Step 9: Eyes and Chrome Thingys
take your square foot of window screen, and fold it in half twice.
this will leave you with a square of screen four layers thick
stapel the edgs to keep them in place
cut diagonally across the square, so you have two screen triangles, four layers thick.
Hot glue the screens in for the eyes (if you were religious about making your helmet, you probably made the paper eye inserts. Cut them out before adding the screen)
The large part of the triangle should be towards the bridge of the nose.
Then glue the sink aerators in the front bubbles
(again, if you made the paper versions, cut them out, it looks a lot better with the chrome sink parts.)

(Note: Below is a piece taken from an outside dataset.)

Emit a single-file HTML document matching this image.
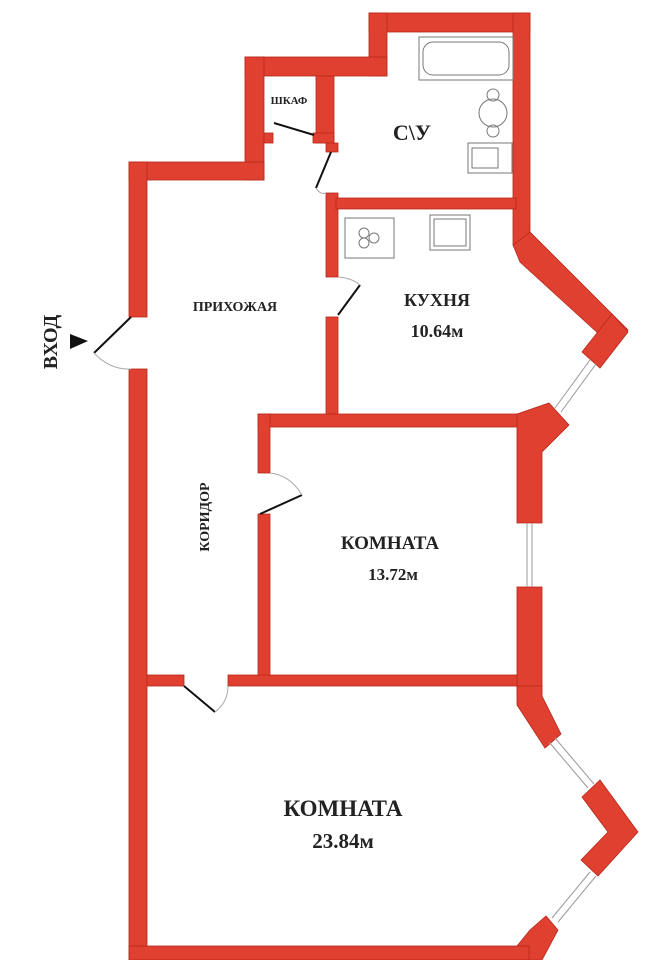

oh, its been brough to my attention that the neck opening on the bottem is wayyy to small for somones head to fit through. you have two options:
A: the easiest and simplest way to fix this problem is to do as i did, and cut out a good section of your helmet on the bottem, as seen in the attached picture.
this simple solution is not noticeable when its on, ands its also alot easier to get the thing on and off.
B: you can make it fit very snugly, and give it a very professional look, if my make the helmate a two-piece. clamshell style having the "mask" part of the helmet seperate from the top and back. Darth vader style. i did not attempt this style because it was just a novelty halloween helmet, if this was a genuine one, it would be a clamshell. i do not reccomend this way but if you are adventurous enough, and dont have the heart to take a pair of scissors to your finely crafted helmet, (even though both ways requier cutting, this method doesnt lose any matierial) go for it. but you have been warned
also, if when your wearing the helmet, your eys dont quite meet up with the holes, try wearing the helmet with a beanie on it will raise the helmet a bit and keep it steady as you move.
thankyou everyone for learning from my instructable!